## [SET PROBLEM]
For this exercise, output only the lines between the "What Plotly code" line and the "return (x - L)" line, both of them included, and skip all pictures.

## [PROVIDED DATA]
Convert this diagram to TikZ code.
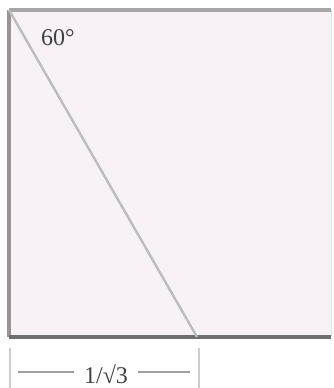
\documentclass[tikz,border=0pt]{standalone}
\usepackage{fontspec}
\setmainfont{Liberation Serif}
\definecolor{sqfill}{HTML}{F8F1F6}
\definecolor{edgetop}{HTML}{A6A6A6}
\definecolor{edgebot}{HTML}{6E6E6E}
\definecolor{diag}{HTML}{BDBDBD}
\definecolor{dimc}{HTML}{A0A0A0}
\begin{document}
\begin{tikzpicture}[x=1pt,y=-1pt,
  lbl/.style={inner sep=0pt,font=\fontsize{24}{24}\selectfont,text=black!75}]
\useasboundingbox (0,0) rectangle (333,388);
\coordinate (tl) at (9,10);
\coordinate (tr) at (331,10);
\coordinate (bl) at (9,337);
\coordinate (br) at (331,337);
\coordinate (foot) at (197,337);
\fill[sqfill] (tl) rectangle (br);
\draw[line width=1pt,black!12] (tr) -- (br);
\draw[line width=3.4pt,edgetop] (tl) -- (tr);
\draw[line width=3.4pt,edgetop!90!black] (tl) -- (bl);
\draw[line width=3.4pt,edgebot] (bl) -- (br);
\draw[line width=2.4pt,diag] (tl) -- (foot);
\node[lbl] (ang) at (58,38) {60°};
% dimension
\coordinate (t1a) at (10,348);
\coordinate (t1b) at (10,388);
\coordinate (t2a) at (199,348);
\coordinate (t2b) at (199,388);
\draw[line width=1.5pt,black!20] (t1a) -- (t1b);
\draw[line width=1.5pt,black!20] (t2a) -- (t2b);
\node[lbl] (len) at (106,374) {1/√3};
\coordinate (l1) at (18,372);
\coordinate (r1) at (190,372);
\draw[line width=1.4pt,dimc] (l1) -- ([xshift=-10pt]len.west |- l1);
\draw[line width=1.4pt,dimc] ([xshift=10pt]len.east |- r1) -- (r1);
\end{tikzpicture}
\end{document}
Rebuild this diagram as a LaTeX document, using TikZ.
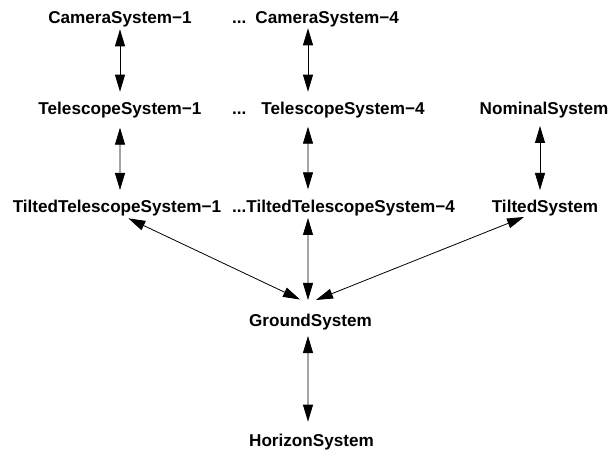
\documentclass[tikz,border=0pt]{standalone}
\usepackage{fontspec}
\setmainfont{Liberation Sans}
\usetikzlibrary{arrows.meta}

\begin{document}
\begin{tikzpicture}[x=1bp, y=-1bp,
  sys/.style = {inner sep=0pt, anchor=base, font=\bfseries\fontsize{17.2}{20}\selectfont},
  link/.style = {<->, >={Triangle[length=17bp,width=10bp]}, line width=0.8bp}]
\useasboundingbox (0,0) rectangle (612,452);

\node[sys] (cam1) at (120,23.5) {CameraSystem−1};
\node[sys] (tel1) at (120,115) {TelescopeSystem−1};
\node[sys] (tilt1) at (117,212.5) {TiltedTelescopeSystem−1};
\node[sys, anchor=base west] (cam4) at (232,23.5) {...\hspace{9bp}CameraSystem−4};
\node[sys, anchor=base west] (tel4) at (232,115) {...\hspace{15bp}TelescopeSystem−4};
\node[sys, anchor=base east] (tilt4) at (455,212.5) {...TiltedTelescopeSystem−4};
\node[sys] (nominal) at (544,115) {NominalSystem};
\node[sys] (tilted) at (545,212.5) {TiltedSystem};
\node[sys] (ground) at (310.5,326) {GroundSystem};
\node[sys] (horizon) at (311.5,446) {HorizonSystem};

\draw[link] ([yshift=-5.8bp]cam1.base) -- ([yshift=23.3bp]tel1.base);
\draw[link] ([yshift=-12.7bp]tel1.base) -- ([xshift=3bp, yshift=22.5bp]tilt1.base);
\draw[link] ([xshift=76bp, yshift=-4.8bp]cam4.base west) -- ([xshift=76bp, yshift=23.3bp]tel4.base west);
\draw[link] ([xshift=76bp, yshift=-11.7bp]tel4.base west) -- ([xshift=-147bp, yshift=23.2bp]tilt4.base east);
\draw[link] ([xshift=-4bp, yshift=-11bp]nominal.base) -- ([xshift=-5bp, yshift=22.5bp]tilted.base);

\draw[link] ([xshift=11.3bp, yshift=-5.8bp]tilt1.base) -- ([xshift=-10.5bp, yshift=26.5bp]ground.base);
\draw[link] ([xshift=-147bp, yshift=-5.5bp]tilt4.base east) -- ([xshift=-2.5bp, yshift=26bp]ground.base);
\draw[link] ([xshift=-21bp, yshift=-4.5bp]tilted.base) -- ([xshift=5.5bp, yshift=26bp]ground.base);
\draw[link] ([xshift=-2.5bp, yshift=-10bp]ground.base) -- ([xshift=-3.5bp, yshift=24.3bp]horizon.base);

\end{tikzpicture}
\end{document}
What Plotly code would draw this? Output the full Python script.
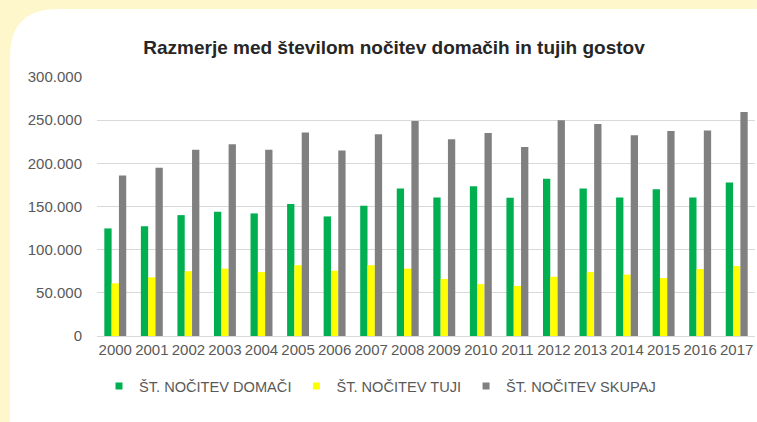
import plotly.graph_objects as go

# data
years = [str(y) for y in range(2000, 2018)]
domaci = [124600, 127000, 140000, 144000, 142000, 153000, 138500, 151000, 170800,
          160400, 173500, 160000, 182000, 170800, 160400, 170000, 160400, 177800]
tuji = [61000, 68000, 75000, 78000, 74000, 82000, 75600, 82000, 78000,
        66000, 60000, 58000, 68600, 74000, 71000, 67000, 77500, 81000]
skupaj = [186000, 195000, 215600, 222000, 215600, 235600, 215000, 233700, 249000,
          228000, 235000, 219000, 250000, 245600, 232500, 237500, 238000, 259500]

names = ["ŠT. NOČITEV DOMAČI", "ŠT. NOČITEV TUJI", "ŠT. NOČITEV SKUPAJ"]
colors = ["#00B050", "#FFFF00", "#808080"]

W, H = 757, 422
L, R, T, B = 97, 2, 77, 86

fig = go.Figure()
for vals, name, col in zip([domaci, tuji, skupaj], names, colors):
    fig.add_trace(go.Bar(x=years, y=vals, name=name, marker_color=col,
                         marker_line_width=0, showlegend=False, legendgroup=name))
# small square legend keys
for name, col in zip(names, colors):
    fig.add_trace(go.Scatter(x=[None], y=[None], mode="markers", name=name,
                             marker=dict(symbol="square", size=7, color=col),
                             legendgroup=name))

# pale yellow frame with rounded top-left corner of the white card
def px(x, y):
    return (x - L) / (W - L - R), (H - B - y) / (H - T - B)

pts = [(0, 0), (W, 0), (W, 9), (58, 9)]
p = "M{:.4f},{:.4f}".format(*px(*pts[0]))
for q in pts[1:]:
    p += " L{:.4f},{:.4f}".format(*px(*q))
c = px(10, 9)
e = px(10, 57)
p += " Q{:.4f},{:.4f} {:.4f},{:.4f}".format(*c, *e)
for q in [(10, H), (0, H)]:
    p += " L{:.4f},{:.4f}".format(*px(*q))
p += " Z"

fig.add_shape(type="path", path=p, xref="paper", yref="paper",
              fillcolor="#FFF7CC", line_width=0, layer="below")

fig.update_layout(
    width=W, height=H,
    margin=dict(l=L, r=R, t=T, b=B),
    paper_bgcolor="white", plot_bgcolor="white",
    separators=",.",
    barmode="group", bargap=0.4, bargroupgap=0,
    font=dict(family="Liberation Sans, Arial, sans-serif", color="#595959"),
    title=dict(text="<b>Razmerje med številom nočitev domačih in tujih gostov</b>",
               font=dict(size=19, color="#262626"),
               x=394 / W, xanchor="center", xref="container",
               y=1 - 47 / H, yanchor="middle", yref="container"),
    legend=dict(orientation="h", xanchor="left", x=(99 - L) / (W - L - R),
                yanchor="middle", y=(H - B - 386) / (H - T - B),
                font=dict(size=14.6, color="#595959"),
                itemclick=False, tracegroupgap=0),
)
fig.update_xaxes(showgrid=False, showline=True, linecolor="#D9D9D9", linewidth=1,
                 ticks="", tickfont=dict(size=15, color="#595959"), tickangle=0,
                 fixedrange=True)
fig.update_yaxes(range=[0, 300000], dtick=50000, tickformat=",d",
                 gridcolor="#D9D9D9", gridwidth=1, zeroline=False,
                 showline=False, ticks="", ticklabelstandoff=14,
                 tickfont=dict(size=15, color="#595959"), fixedrange=True)

fig.write_html("out.html", config={"displayModeBar": False},
               post_script="document.body.style.margin='0px';document.body.style.overflow='hidden';")
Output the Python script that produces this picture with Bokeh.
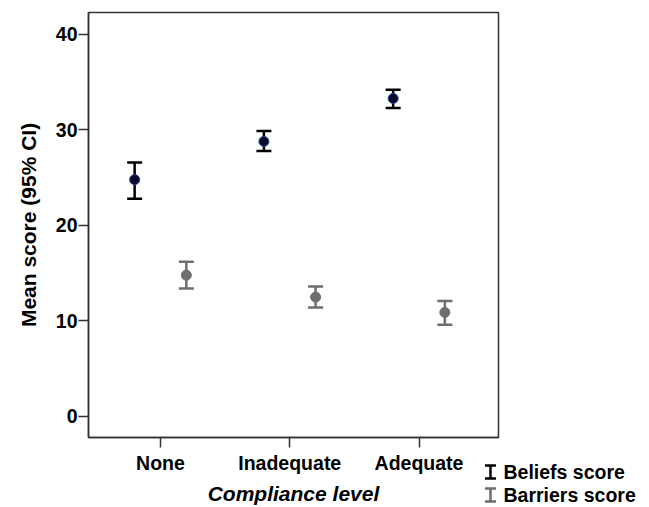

## [FINISHED ANSWER]
What Plotly code would draw this? Output the full Python script.
import plotly.graph_objects as go

# data
years = [str(y) for y in range(2000, 2018)]
domaci = [124600, 127000, 140000, 144000, 142000, 153000, 138500, 151000, 170800,
          160400, 173500, 160000, 182000, 170800, 160400, 170000, 160400, 177800]
tuji = [61000, 68000, 75000, 78000, 74000, 82000, 75600, 82000, 78000,
        66000, 60000, 58000, 68600, 74000, 71000, 67000, 77500, 81000]
skupaj = [186000, 195000, 215600, 222000, 215600, 235600, 215000, 233700, 249000,
          228000, 235000, 219000, 250000, 245600, 232500, 237500, 238000, 259500]

names = ["ŠT. NOČITEV DOMAČI", "ŠT. NOČITEV TUJI", "ŠT. NOČITEV SKUPAJ"]
colors = ["#00B050", "#FFFF00", "#808080"]

W, H = 757, 422
L, R, T, B = 97, 2, 77, 86

fig = go.Figure()
for vals, name, col in zip([domaci, tuji, skupaj], names, colors):
    fig.add_trace(go.Bar(x=years, y=vals, name=name, marker_color=col,
                         marker_line_width=0, showlegend=False, legendgroup=name))
# small square legend keys
for name, col in zip(names, colors):
    fig.add_trace(go.Scatter(x=[None], y=[None], mode="markers", name=name,
                             marker=dict(symbol="square", size=7, color=col),
                             legendgroup=name))

# pale yellow frame with rounded top-left corner of the white card
def px(x, y):
    return (x - L) / (W - L - R), (H - B - y) / (H - T - B)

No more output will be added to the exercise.